Set task:
Check every line of the entries below for the word "matplotlib", and copy the ones that have it.
### Supplied material
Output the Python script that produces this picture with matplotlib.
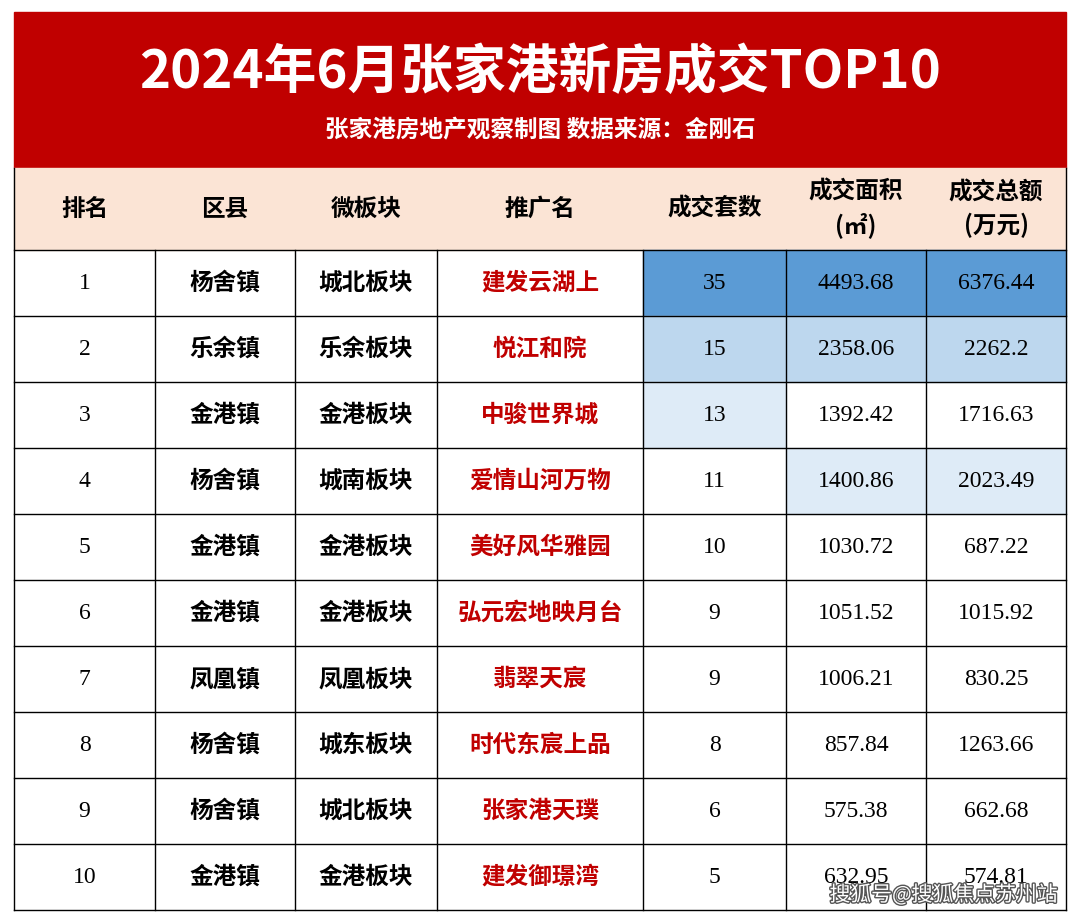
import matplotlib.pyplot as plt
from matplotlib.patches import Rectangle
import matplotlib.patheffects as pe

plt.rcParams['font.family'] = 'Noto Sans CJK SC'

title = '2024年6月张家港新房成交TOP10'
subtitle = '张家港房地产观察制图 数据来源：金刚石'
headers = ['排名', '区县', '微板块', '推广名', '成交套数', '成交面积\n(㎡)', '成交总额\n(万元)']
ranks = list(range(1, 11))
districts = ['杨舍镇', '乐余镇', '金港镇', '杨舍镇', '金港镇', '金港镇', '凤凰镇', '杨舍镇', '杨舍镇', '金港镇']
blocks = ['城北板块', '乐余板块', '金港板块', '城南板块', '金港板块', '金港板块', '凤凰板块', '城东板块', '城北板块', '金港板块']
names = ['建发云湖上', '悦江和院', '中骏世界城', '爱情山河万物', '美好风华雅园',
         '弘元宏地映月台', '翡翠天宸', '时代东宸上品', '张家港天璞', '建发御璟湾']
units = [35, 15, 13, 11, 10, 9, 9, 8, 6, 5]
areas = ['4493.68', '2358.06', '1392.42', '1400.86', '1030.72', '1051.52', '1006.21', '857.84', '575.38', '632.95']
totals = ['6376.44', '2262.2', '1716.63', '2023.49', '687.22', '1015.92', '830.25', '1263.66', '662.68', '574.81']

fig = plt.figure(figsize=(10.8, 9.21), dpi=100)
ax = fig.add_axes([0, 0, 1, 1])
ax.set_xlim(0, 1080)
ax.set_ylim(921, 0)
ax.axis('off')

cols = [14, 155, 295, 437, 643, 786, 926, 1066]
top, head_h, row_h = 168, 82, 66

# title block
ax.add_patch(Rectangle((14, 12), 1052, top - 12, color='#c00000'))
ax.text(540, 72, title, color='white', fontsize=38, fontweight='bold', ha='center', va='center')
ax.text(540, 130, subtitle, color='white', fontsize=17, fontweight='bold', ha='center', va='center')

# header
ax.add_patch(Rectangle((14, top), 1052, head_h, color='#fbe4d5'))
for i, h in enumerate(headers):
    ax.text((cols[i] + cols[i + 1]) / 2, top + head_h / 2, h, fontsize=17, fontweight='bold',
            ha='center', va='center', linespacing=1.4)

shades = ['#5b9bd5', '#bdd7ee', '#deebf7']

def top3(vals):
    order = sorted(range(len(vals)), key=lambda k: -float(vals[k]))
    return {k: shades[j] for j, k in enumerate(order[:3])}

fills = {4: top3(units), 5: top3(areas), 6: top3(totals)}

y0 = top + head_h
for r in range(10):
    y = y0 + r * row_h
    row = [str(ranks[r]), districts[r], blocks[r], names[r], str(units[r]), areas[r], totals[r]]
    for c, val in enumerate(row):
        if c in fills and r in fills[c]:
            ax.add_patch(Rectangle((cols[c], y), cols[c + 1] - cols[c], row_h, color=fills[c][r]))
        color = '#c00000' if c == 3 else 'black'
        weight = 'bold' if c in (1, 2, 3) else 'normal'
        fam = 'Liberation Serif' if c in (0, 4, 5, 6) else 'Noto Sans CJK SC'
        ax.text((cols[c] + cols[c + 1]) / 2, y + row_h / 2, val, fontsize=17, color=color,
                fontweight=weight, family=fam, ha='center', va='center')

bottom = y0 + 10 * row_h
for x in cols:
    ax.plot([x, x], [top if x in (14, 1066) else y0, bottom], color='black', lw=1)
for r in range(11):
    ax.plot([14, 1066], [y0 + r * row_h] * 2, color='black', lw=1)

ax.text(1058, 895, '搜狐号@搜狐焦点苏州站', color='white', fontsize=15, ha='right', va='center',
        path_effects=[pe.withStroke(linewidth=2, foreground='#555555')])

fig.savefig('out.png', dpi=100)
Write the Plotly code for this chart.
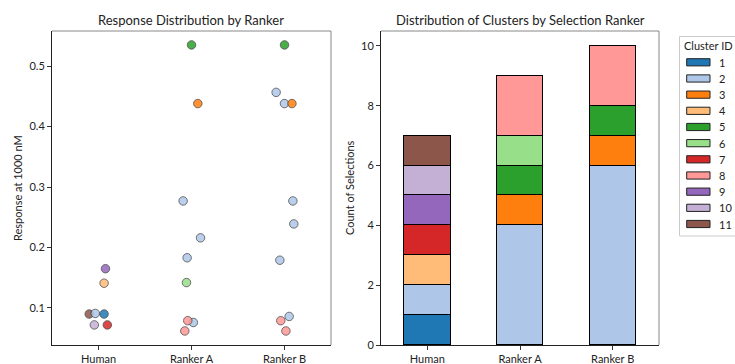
######
Exercise result:
Output the Python script that produces this picture with matplotlib.
import matplotlib.pyplot as plt
from matplotlib.patches import Rectangle
import matplotlib.patheffects as pe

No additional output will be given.